I have seen same traces.
We found that reverting the patch 9e726b17422bade75fba94e625cd35fd1353e682 "Bluetooth: Fix rejected connection not disconnecting ACL link" fixes the issue for us. The patch itself looks ok, I added some logging to check the new refcounts in the patch are balanced and they are. However if I remove the new calls to rfcomm_session_put() and rfcomm_session_hold() the crash is resolved. I also found that we can crash without hitting rfcomm_session_timeout(), so its not related to Marcel's recent patch to remove the scheduling-while-atomic warning. 9e726b17422bade75fba94e625cd35fd1353e682 does lead to a delay in calling rfcomm_session_del() due to the extra refcount while waiting for the new timeout. I believe that this delay has revealed some more subtle problem elsewhere that causes an unbalanced refcount and then the kernel panic.

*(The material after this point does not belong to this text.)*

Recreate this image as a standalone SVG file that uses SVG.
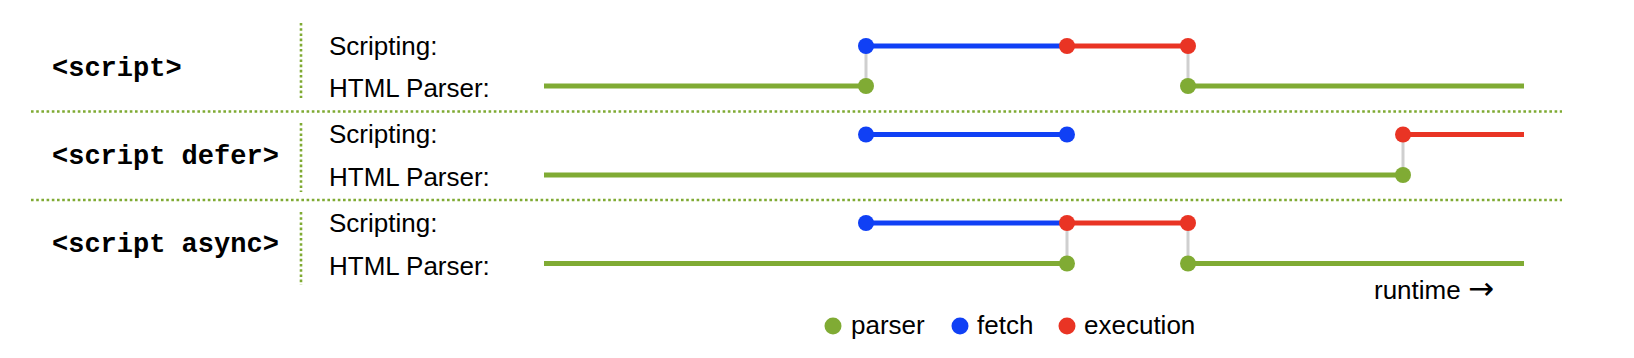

I have debug kernel logs and hci logs - they are too large to send to the list but I can send them directly to anyone interested in debugging. We see this crash frequently with a number of headsets since 2.6.32, but not reliably. I do have a 100% repro case with the Nuvi Garmin, with these exact steps: 1) Make sure Nuvi is unpaired, Bluez stack is unpaired, and kernel has been rebooted since unpairing. 2) Initiate device discovery, pairing, and handsfree connection from Nuvi 3) Observe HFP rfcomm connect briefly, then disconnect, and kernel panic
Some OBEX cases also trigger this same problem. I don't have exact steps right now. I'll try to dig some more information.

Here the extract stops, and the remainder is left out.